All 10 face possible charges of rebellion, sedition and embezzlement for their role in Catalonia's contested drive for independence. If found guilty, they face a maximum sentence of up to 30 years in prison.
Of the six that were released, most intend to run in the upcoming regional election on December 21, which was called by Spanish central authorities after they took control of Catalonia's regional parliament. Junqueras had also intended to participate, though doing so would now appear to be impossible.
Revisiting National Court decision
Until last week, the lower National Court, which usually takes on major criminal charges, had been in charge of the case and had even already sent to jail Junqueras, his former ministers and the two leaders of the pro-independence ANC and Omnium Cultural associations.

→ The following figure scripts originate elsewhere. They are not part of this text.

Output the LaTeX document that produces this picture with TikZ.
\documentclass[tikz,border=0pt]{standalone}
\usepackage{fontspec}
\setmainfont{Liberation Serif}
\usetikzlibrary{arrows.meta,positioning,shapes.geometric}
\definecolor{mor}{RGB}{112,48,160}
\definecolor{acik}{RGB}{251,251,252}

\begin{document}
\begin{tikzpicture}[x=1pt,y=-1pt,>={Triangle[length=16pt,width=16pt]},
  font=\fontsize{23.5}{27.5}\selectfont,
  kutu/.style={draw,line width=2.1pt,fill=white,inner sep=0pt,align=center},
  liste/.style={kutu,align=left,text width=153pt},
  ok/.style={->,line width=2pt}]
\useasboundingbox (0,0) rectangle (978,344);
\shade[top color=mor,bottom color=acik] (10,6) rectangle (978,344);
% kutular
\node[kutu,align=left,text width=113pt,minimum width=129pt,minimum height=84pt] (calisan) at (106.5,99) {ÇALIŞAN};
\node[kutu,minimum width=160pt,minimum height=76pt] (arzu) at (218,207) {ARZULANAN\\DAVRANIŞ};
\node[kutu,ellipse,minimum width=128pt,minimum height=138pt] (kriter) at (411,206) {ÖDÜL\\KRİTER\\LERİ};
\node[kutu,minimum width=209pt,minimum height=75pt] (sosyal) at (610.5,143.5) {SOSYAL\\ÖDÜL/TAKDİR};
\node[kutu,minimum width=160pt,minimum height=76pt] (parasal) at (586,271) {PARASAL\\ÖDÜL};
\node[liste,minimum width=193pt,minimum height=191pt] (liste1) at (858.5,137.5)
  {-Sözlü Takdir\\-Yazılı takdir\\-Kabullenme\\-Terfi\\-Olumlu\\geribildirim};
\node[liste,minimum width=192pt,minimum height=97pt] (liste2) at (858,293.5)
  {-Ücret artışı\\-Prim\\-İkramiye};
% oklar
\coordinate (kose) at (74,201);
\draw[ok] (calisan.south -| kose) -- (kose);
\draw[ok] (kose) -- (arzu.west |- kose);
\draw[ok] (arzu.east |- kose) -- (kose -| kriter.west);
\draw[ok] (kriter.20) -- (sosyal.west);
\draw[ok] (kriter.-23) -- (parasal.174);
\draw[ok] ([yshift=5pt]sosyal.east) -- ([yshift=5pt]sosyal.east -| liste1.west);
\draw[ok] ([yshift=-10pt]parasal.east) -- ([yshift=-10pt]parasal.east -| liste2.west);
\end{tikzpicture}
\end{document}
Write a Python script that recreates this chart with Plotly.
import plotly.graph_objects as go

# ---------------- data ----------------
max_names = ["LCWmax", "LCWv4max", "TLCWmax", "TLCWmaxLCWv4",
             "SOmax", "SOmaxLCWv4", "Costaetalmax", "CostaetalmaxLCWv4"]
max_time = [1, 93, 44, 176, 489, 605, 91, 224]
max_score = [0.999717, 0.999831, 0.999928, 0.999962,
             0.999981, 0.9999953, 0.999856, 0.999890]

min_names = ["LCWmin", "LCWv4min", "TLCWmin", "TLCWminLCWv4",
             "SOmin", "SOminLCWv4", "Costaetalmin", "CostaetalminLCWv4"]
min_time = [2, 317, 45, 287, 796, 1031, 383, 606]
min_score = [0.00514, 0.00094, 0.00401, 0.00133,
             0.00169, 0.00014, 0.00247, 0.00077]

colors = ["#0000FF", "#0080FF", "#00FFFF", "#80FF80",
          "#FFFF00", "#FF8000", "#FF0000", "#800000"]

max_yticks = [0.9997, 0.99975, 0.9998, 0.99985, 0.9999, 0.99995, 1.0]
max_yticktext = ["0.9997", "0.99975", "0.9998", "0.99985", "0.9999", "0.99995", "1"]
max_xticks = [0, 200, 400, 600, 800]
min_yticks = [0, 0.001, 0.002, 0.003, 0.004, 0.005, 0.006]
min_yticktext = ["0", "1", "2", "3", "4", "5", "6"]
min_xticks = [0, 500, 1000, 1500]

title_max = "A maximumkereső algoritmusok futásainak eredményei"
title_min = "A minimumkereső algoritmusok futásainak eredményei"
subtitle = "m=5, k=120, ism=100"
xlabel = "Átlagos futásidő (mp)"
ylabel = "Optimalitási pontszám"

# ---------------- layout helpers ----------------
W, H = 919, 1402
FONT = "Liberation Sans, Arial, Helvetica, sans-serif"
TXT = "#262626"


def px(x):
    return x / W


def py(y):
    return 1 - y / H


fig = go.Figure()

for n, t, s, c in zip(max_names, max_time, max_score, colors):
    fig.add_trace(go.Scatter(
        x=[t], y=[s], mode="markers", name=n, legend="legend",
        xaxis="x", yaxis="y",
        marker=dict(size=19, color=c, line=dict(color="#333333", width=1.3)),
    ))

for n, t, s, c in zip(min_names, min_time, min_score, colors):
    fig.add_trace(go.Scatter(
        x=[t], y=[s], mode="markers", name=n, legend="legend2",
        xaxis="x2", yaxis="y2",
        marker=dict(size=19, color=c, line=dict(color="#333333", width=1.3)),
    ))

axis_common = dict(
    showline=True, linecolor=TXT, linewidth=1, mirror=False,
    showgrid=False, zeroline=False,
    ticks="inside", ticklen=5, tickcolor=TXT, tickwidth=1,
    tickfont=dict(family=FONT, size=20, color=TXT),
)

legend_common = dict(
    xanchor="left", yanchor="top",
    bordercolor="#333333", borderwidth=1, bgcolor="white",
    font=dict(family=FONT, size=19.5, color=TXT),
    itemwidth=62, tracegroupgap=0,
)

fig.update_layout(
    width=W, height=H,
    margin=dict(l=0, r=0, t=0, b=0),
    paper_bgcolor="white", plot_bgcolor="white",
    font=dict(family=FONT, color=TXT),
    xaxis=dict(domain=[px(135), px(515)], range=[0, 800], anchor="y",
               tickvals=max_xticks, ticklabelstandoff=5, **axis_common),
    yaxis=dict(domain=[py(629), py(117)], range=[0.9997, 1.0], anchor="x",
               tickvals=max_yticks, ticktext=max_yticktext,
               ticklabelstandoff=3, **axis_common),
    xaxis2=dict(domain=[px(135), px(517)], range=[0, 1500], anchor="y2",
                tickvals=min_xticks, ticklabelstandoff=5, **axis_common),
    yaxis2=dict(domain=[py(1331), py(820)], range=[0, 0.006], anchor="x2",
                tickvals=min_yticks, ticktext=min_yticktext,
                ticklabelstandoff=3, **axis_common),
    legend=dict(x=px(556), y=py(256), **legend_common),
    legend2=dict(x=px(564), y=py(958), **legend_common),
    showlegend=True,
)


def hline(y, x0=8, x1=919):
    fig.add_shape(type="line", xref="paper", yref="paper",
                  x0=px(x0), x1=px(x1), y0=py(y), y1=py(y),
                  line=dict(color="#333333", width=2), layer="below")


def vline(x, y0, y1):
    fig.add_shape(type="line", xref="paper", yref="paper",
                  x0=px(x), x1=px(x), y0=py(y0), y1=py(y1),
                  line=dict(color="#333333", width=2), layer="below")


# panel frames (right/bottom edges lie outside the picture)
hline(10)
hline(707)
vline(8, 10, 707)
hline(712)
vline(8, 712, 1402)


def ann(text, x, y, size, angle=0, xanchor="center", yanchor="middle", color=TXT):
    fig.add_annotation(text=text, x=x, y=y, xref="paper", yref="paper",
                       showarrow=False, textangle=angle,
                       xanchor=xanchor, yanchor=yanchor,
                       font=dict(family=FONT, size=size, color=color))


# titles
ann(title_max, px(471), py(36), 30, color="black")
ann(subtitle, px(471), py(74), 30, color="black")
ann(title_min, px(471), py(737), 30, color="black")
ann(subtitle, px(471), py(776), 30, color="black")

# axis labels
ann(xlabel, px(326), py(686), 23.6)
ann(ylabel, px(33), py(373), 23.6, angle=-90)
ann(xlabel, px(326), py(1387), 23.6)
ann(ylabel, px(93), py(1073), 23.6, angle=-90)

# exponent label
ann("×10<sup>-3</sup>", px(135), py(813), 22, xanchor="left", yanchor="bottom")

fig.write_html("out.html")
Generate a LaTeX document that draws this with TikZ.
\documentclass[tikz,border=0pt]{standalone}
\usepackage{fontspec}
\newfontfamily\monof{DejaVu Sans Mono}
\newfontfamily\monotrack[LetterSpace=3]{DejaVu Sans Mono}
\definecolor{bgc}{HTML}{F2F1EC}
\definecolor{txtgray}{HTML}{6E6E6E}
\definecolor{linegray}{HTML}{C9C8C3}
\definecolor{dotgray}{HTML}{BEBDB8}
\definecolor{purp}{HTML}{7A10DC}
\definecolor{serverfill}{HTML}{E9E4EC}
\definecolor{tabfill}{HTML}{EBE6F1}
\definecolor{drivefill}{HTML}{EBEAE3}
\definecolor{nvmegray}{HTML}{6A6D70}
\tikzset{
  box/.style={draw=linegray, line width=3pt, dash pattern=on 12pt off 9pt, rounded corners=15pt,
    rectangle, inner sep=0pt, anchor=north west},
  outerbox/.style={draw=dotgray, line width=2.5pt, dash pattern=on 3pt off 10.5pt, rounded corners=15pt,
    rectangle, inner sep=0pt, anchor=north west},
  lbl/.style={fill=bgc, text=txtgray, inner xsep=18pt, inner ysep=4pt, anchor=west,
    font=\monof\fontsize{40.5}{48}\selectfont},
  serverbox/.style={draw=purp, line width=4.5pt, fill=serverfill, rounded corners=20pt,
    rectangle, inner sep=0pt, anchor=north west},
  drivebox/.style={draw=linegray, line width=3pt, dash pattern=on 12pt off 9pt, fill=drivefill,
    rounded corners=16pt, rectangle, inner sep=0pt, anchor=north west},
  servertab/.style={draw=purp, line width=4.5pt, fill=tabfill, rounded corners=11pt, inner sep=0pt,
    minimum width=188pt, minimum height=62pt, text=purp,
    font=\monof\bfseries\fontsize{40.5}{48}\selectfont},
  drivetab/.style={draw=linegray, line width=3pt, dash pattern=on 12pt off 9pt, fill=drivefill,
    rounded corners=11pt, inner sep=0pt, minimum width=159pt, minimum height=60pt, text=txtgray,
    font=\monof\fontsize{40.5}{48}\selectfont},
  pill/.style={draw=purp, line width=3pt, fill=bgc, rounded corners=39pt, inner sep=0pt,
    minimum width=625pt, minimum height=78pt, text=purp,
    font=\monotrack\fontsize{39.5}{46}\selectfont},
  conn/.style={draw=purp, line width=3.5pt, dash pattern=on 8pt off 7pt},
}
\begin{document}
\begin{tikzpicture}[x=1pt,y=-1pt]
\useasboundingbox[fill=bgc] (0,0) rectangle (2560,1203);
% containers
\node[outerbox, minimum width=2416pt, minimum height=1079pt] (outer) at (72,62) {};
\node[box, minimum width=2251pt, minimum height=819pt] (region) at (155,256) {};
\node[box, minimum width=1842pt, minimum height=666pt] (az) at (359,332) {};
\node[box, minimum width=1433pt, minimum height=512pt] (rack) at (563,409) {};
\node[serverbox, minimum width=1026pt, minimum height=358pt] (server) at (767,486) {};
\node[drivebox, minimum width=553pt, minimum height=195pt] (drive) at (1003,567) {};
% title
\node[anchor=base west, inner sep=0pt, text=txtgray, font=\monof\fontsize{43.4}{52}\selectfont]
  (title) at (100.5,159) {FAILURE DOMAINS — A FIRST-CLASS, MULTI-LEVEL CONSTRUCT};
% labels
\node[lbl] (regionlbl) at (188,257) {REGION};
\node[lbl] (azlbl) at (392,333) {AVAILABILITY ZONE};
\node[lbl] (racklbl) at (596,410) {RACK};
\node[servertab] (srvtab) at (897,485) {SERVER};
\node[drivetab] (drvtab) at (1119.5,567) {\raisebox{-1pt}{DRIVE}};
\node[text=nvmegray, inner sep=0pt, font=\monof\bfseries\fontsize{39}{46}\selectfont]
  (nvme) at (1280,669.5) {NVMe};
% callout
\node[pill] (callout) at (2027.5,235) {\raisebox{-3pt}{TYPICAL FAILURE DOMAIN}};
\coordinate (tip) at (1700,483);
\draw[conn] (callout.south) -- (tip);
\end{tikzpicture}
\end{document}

However, in a separate investigation against five Catalan parliamentarians, including former speaker Carme Forcadell, Llarena decided they could remain free on bail as the probe continues. With the Supreme Court judge now having taken on the probe against Junqueras and his group of ministers, there was initially great hope among the pro-independence movement that all would be granted bail.
Puigdemont and four other separatist leaders fled to Brussels from Spain, where they too face charges of sedition and rebellion for illegally declaring unilateral independence for Catalonia from Spain. The former Catalan leader claims he would not receive a fair trial back home.
A decision on the extradition is expected within eight to 10 days.
It remains unclear how he intends to achieve this, nor how the separatist movement would proceed should the parties win the election.
In September 2015, the two separatist parties — Puigdemont's conservative PDeCAT and Junqueras' left-wing ERC — agreed to form a coalition. Despite their common interests, it appears unlikely that the two parties would join forces again, following the massive political tensions both parties stirred by pushing ahead with the independence referendum.